Return each line containing the string "chart".
§ §
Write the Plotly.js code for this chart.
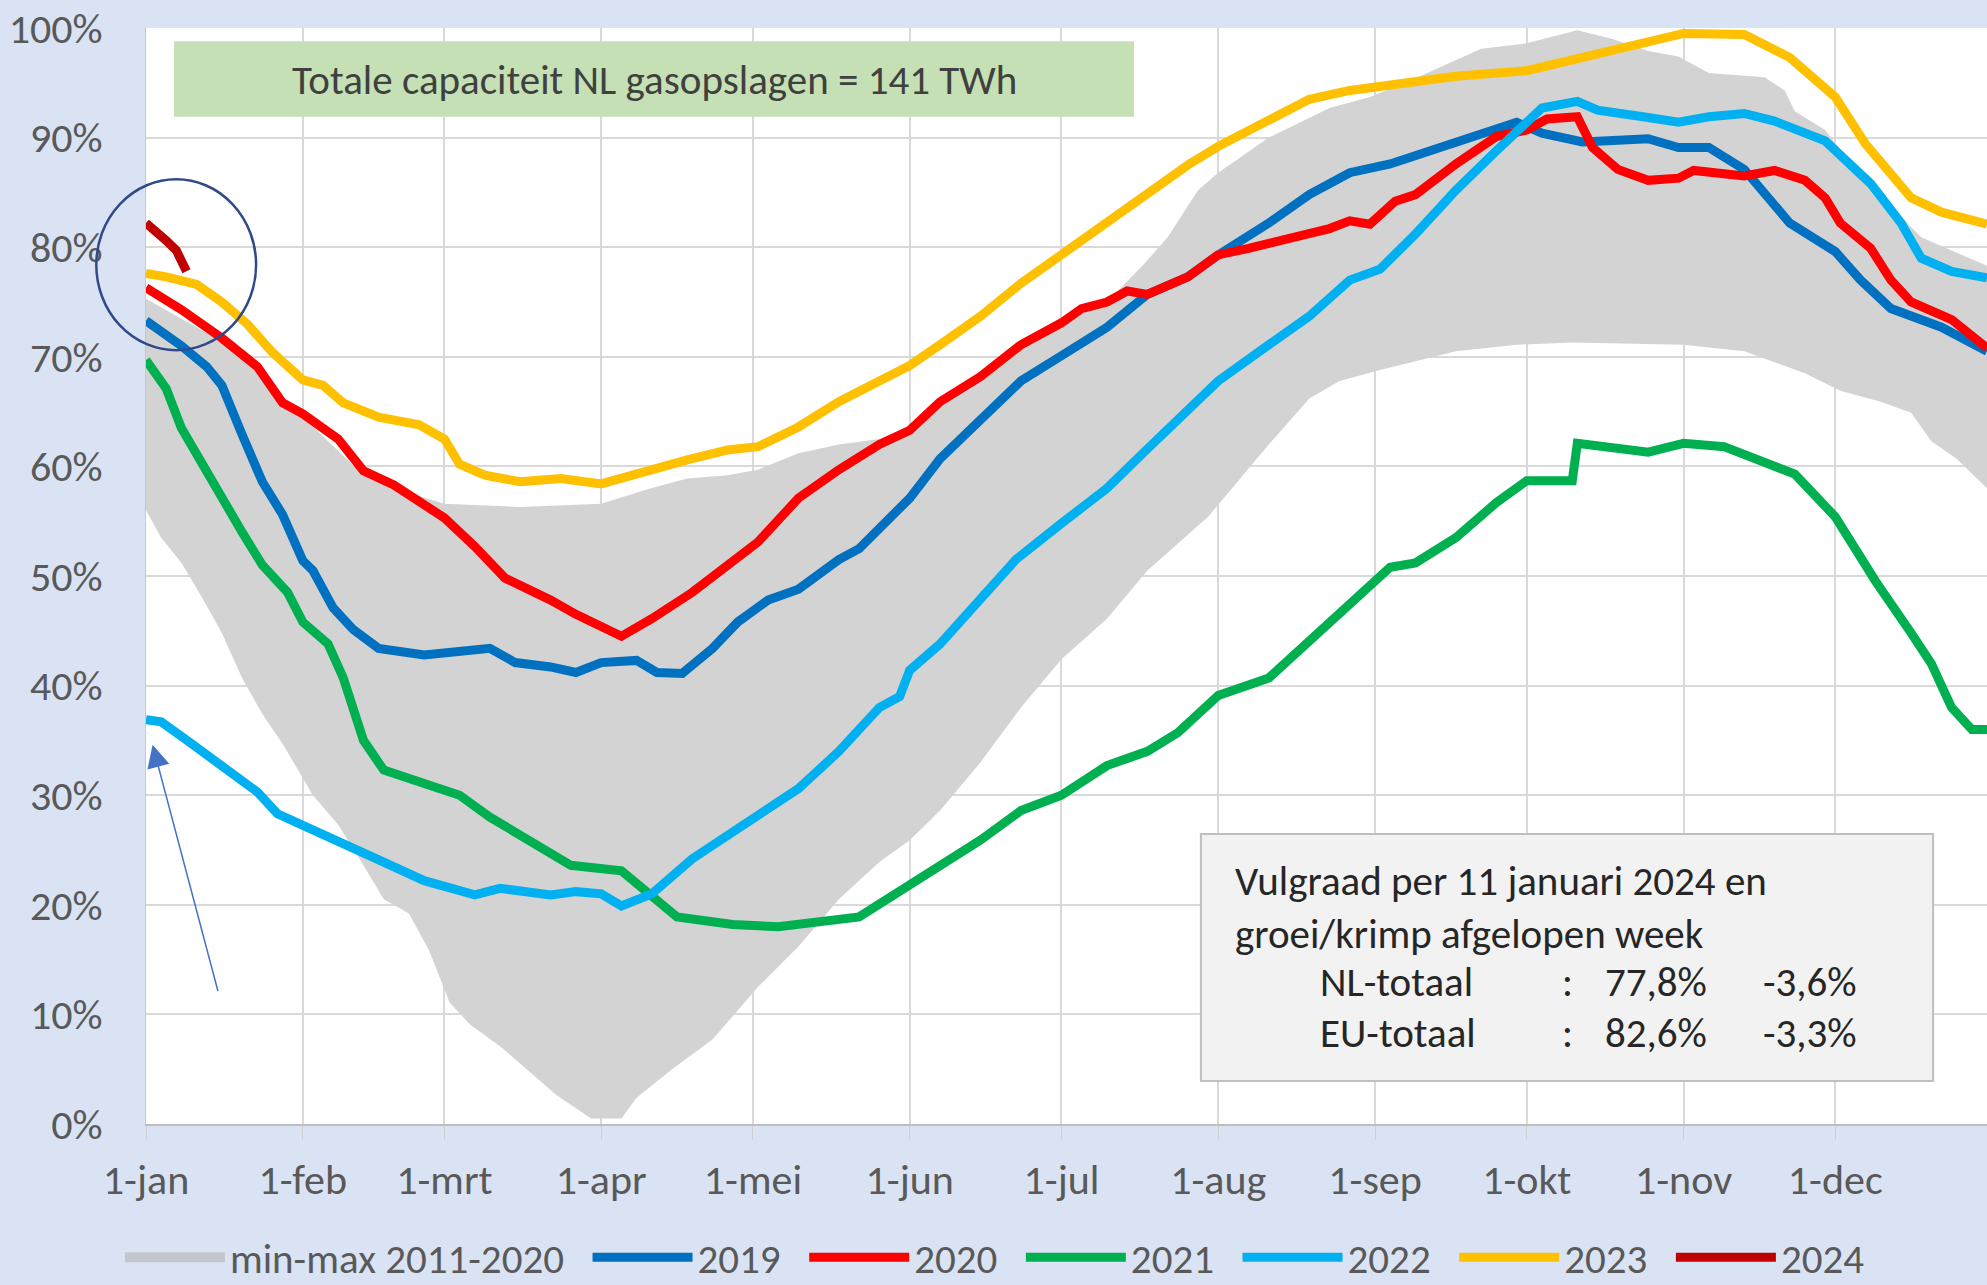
<!DOCTYPE html>
<html>
<head>
<meta charset="utf-8">
<script src="https://cdn.plot.ly/plotly-3.0.1.min.js"></script>
<style>
  html, body { margin: 0; padding: 0; background: #dae3f3; }
  #chart { width: 1987px; height: 1285px; }
</style>
</head>
<body>
<div id="chart"></div>
<script>
// dag van het jaar (0 = 1-jan) en vulgraad in %
const monthStarts = [0, 31, 59, 90, 120, 151, 181, 212, 243, 273, 304, 334];
const monthLabels = ['1-jan', '1-feb', '1-mrt', '1-apr', '1-mei', '1-jun', '1-jul', '1-aug', '1-sep', '1-okt', '1-nov', '1-dec'];

const bandLowDays = [0, 3, 7, 11, 15, 19, 23, 27, 33, 38, 43, 47, 52, 56, 60, 64, 70, 76, 81, 88, 94, 97, 104, 112, 117, 121, 129, 137, 145, 151, 157, 165, 173, 181, 190, 198, 210, 222, 230, 236, 244, 259, 271, 282, 304, 316, 328, 335, 343, 349, 353, 358, 364];
const bandLow = [56, 53.5, 51.2, 48.1, 44.8, 40.7, 37.4, 34.7, 30, 27.3, 23.6, 20.5, 19.2, 15.8, 11.1, 9.1, 7.1, 4.7, 2.7, 0.5, 0.5, 2.4, 5, 7.7, 10.4, 12.5, 16.2, 20.5, 23.9, 25.9, 28.6, 33, 38, 42.4, 46.1, 50.5, 55.4, 62, 66.2, 67.8, 68.8, 70.5, 71.1, 71.3, 71.1, 70.5, 68.5, 66.9, 65.9, 64.9, 62.3, 60.7, 58];

const bandHighDays = [0, 7, 15, 22, 31, 43, 49, 56, 59, 74, 90, 99, 107, 115, 121, 129, 137, 145, 151, 157, 165, 173, 181, 190, 197, 202, 208, 212, 222, 234, 242, 250, 264, 273, 283, 290, 297, 303, 309, 320, 324, 326, 332, 339, 351, 364];
const bandHigh = [75.3, 73.5, 71.4, 68.5, 64.5, 59.2, 58, 57, 56.6, 56.3, 56.6, 57.9, 58.9, 59.2, 59.7, 61.2, 62, 62.5, 63, 65.5, 68, 71, 73, 75, 78.3, 80.9, 85.2, 86.8, 90, 92.7, 93.7, 95.2, 98.1, 98.6, 99.8, 99, 97.9, 97.4, 95.9, 95.5, 94.3, 92.4, 90.7, 86.5, 80.9, 78.3];

const days2019 = [0, 7, 12, 15, 19, 23, 27, 31, 33, 37, 41, 46, 55, 68, 73, 80, 85, 90, 97, 101, 106, 112, 117, 123, 129, 137, 141, 151, 157, 165, 173, 181, 190, 198, 206, 212, 222, 230, 238, 246, 259, 271, 276, 284, 297, 303, 309, 316, 325, 334, 339, 345, 355, 364];
const vals2019 = [73.3, 71, 69.1, 67.4, 62.9, 58.6, 55.6, 51.4, 50.5, 47.1, 45.1, 43.4, 42.8, 43.4, 42.1, 41.7, 41.2, 42.1, 42.3, 41.2, 41.1, 43.4, 45.8, 47.8, 48.8, 51.5, 52.5, 57.1, 60.7, 64.2, 67.8, 70.1, 72.7, 75.7, 77.3, 79.3, 82.2, 84.8, 86.8, 87.6, 89.6, 91.4, 90.4, 89.6, 89.9, 89.1, 89.1, 87.1, 82.2, 79.6, 77, 74.4, 72.7, 70.5];

const days2020 = [0, 7, 15, 22, 27, 31, 38, 43, 49, 56, 59, 65, 71, 80, 85, 94, 100, 108, 116, 121, 129, 137, 145, 151, 157, 165, 173, 181, 185, 190, 194, 198, 206, 212, 218, 226, 234, 238, 242, 247, 251, 259, 267, 273, 277, 283, 286, 291, 297, 303, 306, 316, 322, 328, 332, 335, 341, 345, 349, 357, 364];
const vals2020 = [76.3, 74.3, 71.7, 69.1, 65.8, 64.8, 62.5, 59.6, 58.3, 56.3, 55.3, 52.7, 49.8, 47.8, 46.5, 44.5, 46.1, 48.5, 51.2, 53.1, 57.1, 59.7, 62, 63.3, 65.9, 68.2, 71.1, 73.1, 74.4, 75, 76, 75.7, 77.3, 79.3, 79.9, 80.8, 81.7, 82.4, 82.1, 84.2, 84.8, 87.6, 90.1, 90.7, 91.7, 91.9, 89.1, 87.1, 86.1, 86.3, 87, 86.5, 87, 86.1, 84.5, 82.2, 79.9, 77, 75, 73.4, 70.8];

const days2021 = [0, 4, 7, 11, 15, 19, 23, 28, 31, 36, 39, 43, 47, 55, 62, 68, 76, 84, 94, 100, 105, 116, 125, 141, 149, 157, 165, 173, 181, 190, 198, 204, 212, 222, 230, 238, 246, 251, 259, 267, 273, 282, 283, 297, 304, 312, 320, 326, 334, 342, 349, 353, 357, 361, 364];
const vals2021 = [69.7, 67.1, 63.5, 60.2, 56.9, 54, 51, 48.5, 45.8, 43.8, 40.7, 35, 32.3, 31, 30, 28, 25.9, 23.6, 23.1, 20.9, 18.9, 18.2, 18, 18.9, 21.2, 23.6, 25.9, 28.6, 30, 32.7, 34, 35.7, 39.1, 40.7, 44.1, 47.5, 50.8, 51.2, 53.5, 56.7, 58.7, 58.7, 62.1, 61.3, 62.1, 61.8, 60.3, 59.3, 55.4, 49.5, 44.8, 42, 38, 36, 36];

const days2022 = [0, 3, 9, 15, 22, 26, 33, 39, 47, 55, 65, 70, 80, 85, 90, 94, 100, 108, 116, 121, 129, 137, 145, 149, 151, 157, 165, 172, 181, 190, 198, 206, 212, 222, 230, 238, 244, 251, 259, 267, 273, 276, 283, 287, 296, 303, 309, 316, 322, 332, 341, 347, 351, 357, 364];
const vals2022 = [36.9, 36.7, 34.7, 32.7, 30.3, 28.3, 26.9, 25.6, 23.9, 22.2, 20.9, 21.5, 20.9, 21.2, 21, 19.9, 21, 24.2, 26.6, 28, 30.6, 34, 38, 39, 41.4, 43.8, 47.8, 51.5, 54.8, 58, 61.6, 65.2, 67.8, 71.1, 73.7, 77, 78, 81.2, 85.2, 88.8, 91.4, 92.7, 93.3, 92.5, 91.9, 91.4, 91.9, 92.2, 91.5, 89.7, 85.8, 82.2, 79, 77.8, 77.2];

const days2023 = [0, 4, 10, 15, 20, 25, 31, 35, 39, 46, 54, 59, 62, 67, 74, 82, 90, 99, 107, 115, 121, 129, 137, 145, 151, 157, 165, 173, 181, 190, 198, 206, 212, 222, 230, 238, 246, 259, 273, 280, 290, 297, 304, 316, 325, 334, 340, 349, 355, 364];
const vals2023 = [77.6, 77.3, 76.6, 75, 73, 70.4, 67.9, 67.4, 65.8, 64.5, 63.8, 62.5, 60.2, 59.2, 58.6, 58.9, 58.4, 59.6, 60.6, 61.5, 61.8, 63.6, 65.9, 67.8, 69.2, 71.1, 73.7, 76.7, 79.3, 82.2, 85, 87.5, 89.2, 91.7, 93.5, 94.3, 94.8, 95.6, 96.1, 96.9, 97.9, 98.7, 99.5, 99.4, 97.3, 93.7, 89.4, 84.5, 83.2, 82.1];

const days2024 = [0, 2, 4, 6, 7, 8];
const vals2024 = [82.2, 81.5, 80.6, 79.7, 78.7, 77.8];

const yearNames = ['2019', '2020', '2021', '2022', '2023', '2024'];
const yearColors = ['#0070c0', '#ff0000', '#00b050', '#00b0f0', '#ffc000', '#c00000'];
const yearDays = [days2019, days2020, days2021, days2022, days2023, days2024];
const yearVals = [vals2019, vals2020, vals2021, vals2022, vals2023, vals2024];

const font = 'Carlito, Lato, "Open Sans", sans-serif';
const pad = '\u00a0\u00a0';

const traces = [
  { x: bandLowDays, y: bandLow, mode: 'lines', line: { width: 0 }, showlegend: false, hoverinfo: 'skip' },
  { x: bandHighDays, y: bandHigh, mode: 'lines', line: { width: 0 }, fill: 'tonexty',
    fillcolor: '#d3d3d3', showlegend: false, hoverinfo: 'skip' },
  // alleen voor de legenda: grijs blok
  { x: [null], y: [null], mode: 'lines', line: { width: 24, color: '#c3c7cd' },
    name: 'min-max 2011-2020' + pad }
];
yearNames.forEach((n, i) => {
  traces.push({ x: yearDays[i], y: yearVals[i], mode: 'lines', name: n + pad,
    line: { color: yearColors[i], width: 9 } });
});

const boxFont = { size: 41, color: '#262626' };
function boxText(x, y, text, anchor) {
  return { xref: 'paper', yref: 'paper', x: x, y: y, xanchor: anchor || 'left', yanchor: 'middle',
    showarrow: false, text: text, font: boxFont };
}

const layout = {
  width: 1987, height: 1285,
  margin: { l: 146, r: 0, t: 28, b: 161, autoexpand: false },
  paper_bgcolor: '#dae3f3',
  plot_bgcolor: '#ffffff',
  font: { family: font, size: 42, color: '#595959' },
  xaxis: {
    range: [0, 364], tickvals: monthStarts, ticktext: monthLabels,
    showgrid: true, gridcolor: '#d9d9d9', gridwidth: 2,
    ticks: 'outside', ticklen: 14, tickcolor: '#d0d0d0',
    ticklabelstandoff: 4, zeroline: false, tickfont: { size: 42 },
    showline: true, linecolor: '#bfbfbf', linewidth: 2
  },
  yaxis: {
    range: [0, 100], dtick: 10, ticksuffix: '%',
    showgrid: true, gridcolor: '#d9d9d9', gridwidth: 2,
    ticklabelstandoff: 34, zeroline: false, tickfont: { size: 42 },
    showline: true, linecolor: '#c8c8c8', linewidth: 1
  },
  showlegend: true,
  legend: {
    orientation: 'h', traceorder: 'normal', x: 0.466, xanchor: 'center', y: -0.122, yanchor: 'middle',
    font: { size: 41, color: '#595959' }, itemwidth: 100, bgcolor: 'rgba(0,0,0,0)'
  },
  shapes: [
    { type: 'rect', xref: 'paper', yref: 'paper', x0: 0.0152, x1: 0.5367, y0: 0.919, y1: 0.988,
      fillcolor: '#c5e0b4', line: { width: 0 } },
    { type: 'rect', xref: 'paper', yref: 'paper', x0: 0.573, x1: 0.9707, y0: 0.0392, y1: 0.2646,
      fillcolor: '#f2f2f2', line: { color: '#bfbfbf', width: 2 } },
    { type: 'circle', xref: 'paper', yref: 'paper', x0: -0.027, x1: 0.0598, y0: 0.706, y1: 0.862,
      line: { color: '#2f4a8a', width: 2.5 } }
  ],
  annotations: [
    { xref: 'paper', yref: 'paper', x: 0.276, y: 0.953, xanchor: 'center', yanchor: 'middle', showarrow: false,
      text: 'Totale capaciteit NL gasopslagen = 141 TWh', font: { size: 41, color: '#404040' } },
    boxText(0.5904, 0.2217, 'Vulgraad per 11 januari 2024 en'),
    boxText(0.5904, 0.1734, 'groei/krimp afgelopen week'),
    boxText(0.6366, 0.1296, 'NL-totaal'),
    boxText(0.6366, 0.0830, 'EU-totaal'),
    boxText(0.7724, 0.1296, ':', 'center'),
    boxText(0.7724, 0.0830, ':', 'center'),
    boxText(0.7914, 0.1296, '77,8%'),
    boxText(0.7914, 0.0830, '82,6%'),
    boxText(0.8772, 0.1296, '-3,6%'),
    boxText(0.8772, 0.0830, '-3,3%'),
    { x: 1.3, y: 34.6, xref: 'x', yref: 'y', ax: 14.3, ay: 12, axref: 'x', ayref: 'y',
      showarrow: true, arrowhead: 2, arrowsize: 3, arrowwidth: 1.5, arrowcolor: '#4472c4', text: '' }
  ]
};

Plotly.newPlot('chart', traces, layout, { displayModeBar: false, staticPlot: true });
</script>
</body>
</html>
§ §
◆ **Written response**
Write the Plotly.js code for this chart.
  #chart { width: 1987px; height: 1285px; }
<div id="chart"></div>
Plotly.newPlot('chart', traces, layout, { displayModeBar: false, staticPlot: true });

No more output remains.